Question

Write structural formulae of the compound A and B:
\(CH_3CONH_2 \xrightarrow{NaOBr} A \xrightarrow[Base]{C_6H_5COCl} B\)

Hint:

NaOBr is a reagent for Hoffmann Bromamide reaction. It always converts an amide (\(R-CONH_2\)) to a primary amine (\(R-NH_2\)).

Answer 1

Step 1: Conceptual Overview:
The process involves two steps: first, an amide degradation reaction, followed by a nucleophilic substitution (acylation) reaction on an amine. These reactions are commonly used in organic synthesis to modify amides and amines.
Step 2: Detailed Explanation:
1. Step 1 (Hoffmann Bromamide Degradation): Ethanamide (\( CH_3CONH_2 \)) undergoes a reaction with sodium hypobromite (\( NaOBr \)), which is generated from the combination of bromine (\( Br_2 \)) and sodium hydroxide (\( NaOH \)).
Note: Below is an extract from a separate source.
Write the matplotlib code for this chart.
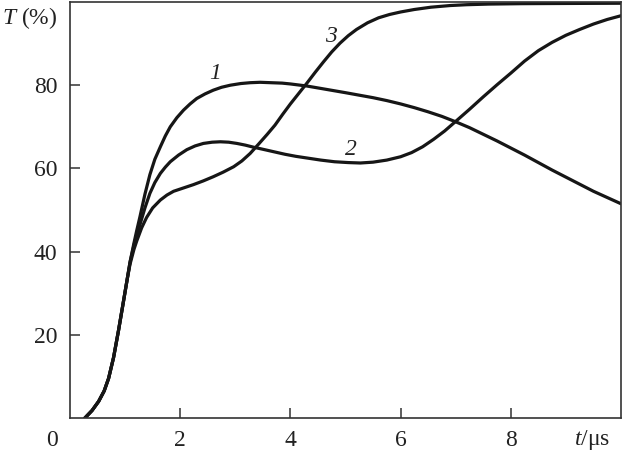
import matplotlib
matplotlib.use("Agg")
import matplotlib.pyplot as plt

SERIF = 'Liberation Serif'
plt.rcParams['font.family'] = SERIF
plt.rcParams['mathtext.fontset'] = 'custom'
plt.rcParams['mathtext.rm'] = SERIF
plt.rcParams['mathtext.it'] = SERIF + ':italic'

# Curve 1
t1 = [0.27, 0.40, 0.52, 0.62, 0.70, 0.79, 0.88, 0.97, 1.04, 1.09, 1.16, 1.21, 1.27, 1.36,
      1.45, 1.54, 1.64, 1.73, 1.82, 1.94, 2.06, 2.18, 2.3, 2.45, 2.6, 2.75, 2.91, 3.1,
      3.27, 3.45, 3.65, 3.85, 4.0, 4.3, 4.65, 5.0, 5.25, 5.5, 5.75, 6.0, 6.25, 6.5, 6.75,
      7.0, 7.25, 7.5, 7.75, 8.0, 8.25, 8.5, 8.75, 9.0, 9.25, 9.5, 9.75, 10.0]
T1 = [0, 1.8, 4.0, 6.5, 9.5, 14.5, 21, 28, 33.5, 37.5, 42, 45, 48.4, 53.8,
      58.5, 62.2, 65.2, 67.8, 70, 72.2, 74, 75.5, 76.8, 77.9, 78.8, 79.5, 80, 80.4,
      80.6, 80.7, 80.6, 80.5, 80.3, 79.8, 79.0, 78.2, 77.6, 77.0, 76.3, 75.5, 74.6, 73.6, 72.5,
      71.2, 69.8, 68.2, 66.6, 64.9, 63.2, 61.4, 59.6, 57.9, 56.2, 54.5, 53.0, 51.5]

# Curve 2
t2 = [0.27, 0.40, 0.52, 0.62, 0.70, 0.79, 0.88, 0.97, 1.04, 1.09, 1.16, 1.21, 1.27, 1.36,
      1.45, 1.54, 1.64, 1.73, 1.82, 1.97, 2.12, 2.27, 2.42, 2.58, 2.73, 2.88, 3.03, 3.18,
      3.33, 3.5, 3.7, 3.9, 4.1, 4.3, 4.55, 4.8, 5.05, 5.27, 5.5, 5.75, 6.0, 6.2, 6.4,
      6.6, 6.8, 7.0, 7.25, 7.5, 7.75, 8.0, 8.25, 8.5, 8.75, 9.0, 9.25, 9.5, 9.75, 10.0]
T2 = [0, 1.8, 4.0, 6.5, 9.5, 14.5, 21, 28, 33.5, 37.5, 41.5, 44, 46.5, 50.5,
      54, 56.6, 58.8, 60.3, 61.6, 63.2, 64.5, 65.4, 66, 66.3, 66.4, 66.3, 66, 65.6,
      65.1, 64.6, 64, 63.4, 62.9, 62.5, 62, 61.6, 61.4, 61.3, 61.5, 62.0, 62.8, 63.8, 65.2,
      67.0, 69.0, 71.3, 74.2, 77.2, 80.1, 82.9, 85.8, 88.3, 90.3, 92.0, 93.4, 94.7, 95.8, 96.7]

# Curve 3
t3 = [0.27, 0.40, 0.52, 0.62, 0.70, 0.79, 0.88, 0.97, 1.04, 1.09, 1.16, 1.21, 1.3, 1.39,
      1.5, 1.64, 1.76, 1.88, 2.06, 2.24, 2.42, 2.6, 2.78, 2.97, 3.12, 3.27, 3.42, 3.58,
      3.72, 3.86, 4.0, 4.15, 4.3, 4.45, 4.6, 4.75, 4.9, 5.05, 5.2, 5.4, 5.6, 5.8, 6.0,
      6.25, 6.55, 6.9, 7.2, 7.6, 8.2, 9.0, 10.0]
T3 = [0, 1.8, 4.0, 6.5, 9.5, 14.5, 21, 28, 33.5, 37, 40.5, 42.5, 45.7, 48.2,
      50.5, 52.4, 53.6, 54.5, 55.3, 56.1, 57, 58, 59.1, 60.4, 61.8, 63.6, 65.8, 68.2,
      70.4, 73.0, 75.5, 78, 80.5, 83.1, 85.6, 88.0, 90.1, 91.9, 93.4, 95.0, 96.2, 97.0, 97.6,
      98.2, 98.75, 99.15, 99.35, 99.5, 99.6, 99.65, 99.7]

curve_labels = ['1', '2', '3']
label_pos_t = [2.64, 5.09, 4.73]
label_pos_T = [82.9, 64.6, 91.6]

x_ticks = [2, 4, 6, 8]
y_ticks = [20, 40, 60, 80]

FS = 17
TXT = '#222222'

fig = plt.figure(figsize=(6.23, 4.57), dpi=100)
ax = fig.add_axes([70/623, 39/457, 551/623, 416/457])

for t, T in [(t1, T1), (t2, T2), (t3, T3)]:
    ax.plot(t, T, color='#161616', lw=2.3, solid_capstyle='round', solid_joinstyle='round')

ax.set_xlim(0, 10)
ax.set_ylim(0, 100)
ax.set_xticks(x_ticks)
ax.set_yticks(y_ticks)
ax.set_xticklabels([str(v) for v in x_ticks])
ax.set_yticklabels([str(v) for v in y_ticks])
ax.tick_params(direction='in', length=7, width=1.1, labelsize=FS, colors='#333333',
               labelcolor=TXT, top=False, right=False)
ax.tick_params(axis='x', pad=9)
ax.tick_params(axis='y', pad=9)
for lab in ax.get_xticklabels() + ax.get_yticklabels():
    lab.set_fontfamily(SERIF)
for s in ax.spines.values():
    s.set_linewidth(1.2)
    s.set_color('#333333')

for lab, x, y in zip(curve_labels, label_pos_t, label_pos_T):
    ax.text(x, y, lab, fontsize=FS, fontfamily=SERIF, style='italic',
            ha='center', va='center', color=TXT)

ax.annotate('0', xy=(0, 0), xytext=(-18, -22), textcoords='offset pixels',
            ha='center', va='center', fontsize=FS, fontfamily=SERIF, color=TXT,
            annotation_clip=False)
fig.text(30/623, 1 - 18/457, r'$T$ (%)', fontsize=FS, fontfamily=SERIF,
         ha='center', va='center', color=TXT)
fig.text(592/623, 1 - 440/457, r'$t$/μs', fontsize=FS, fontfamily=SERIF,
         ha='center', va='center', color=TXT)

fig.savefig('out.png', dpi=100)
In this reaction, the carbonyl group is removed, and a primary amine with one less carbon atom is formed as the product.
Thus, Compound A formed is Methanamine: \( CH_3NH_2 \).
2. Step 2 (Benzoylation): Methanamine (\( CH_3NH_2 \)) then reacts with benzoyl chloride (\( C_6H_5COCl \)) in the presence of a base to neutralize the byproduct \( HCl \). The nucleophilic amino group attacks the carbonyl carbon of the benzoyl chloride, displacing the chloride ion and forming an amide.
The product, Compound B, is N-Methylbenzamide: \( C_6H_5CONHCH_3 \).
Step 3: Final Conclusion:
Compound A: \( CH_3NH_2 \) (Methanamine)
Compound B: \( C_6H_5CONHCH_3 \) (N-Methylbenzamide)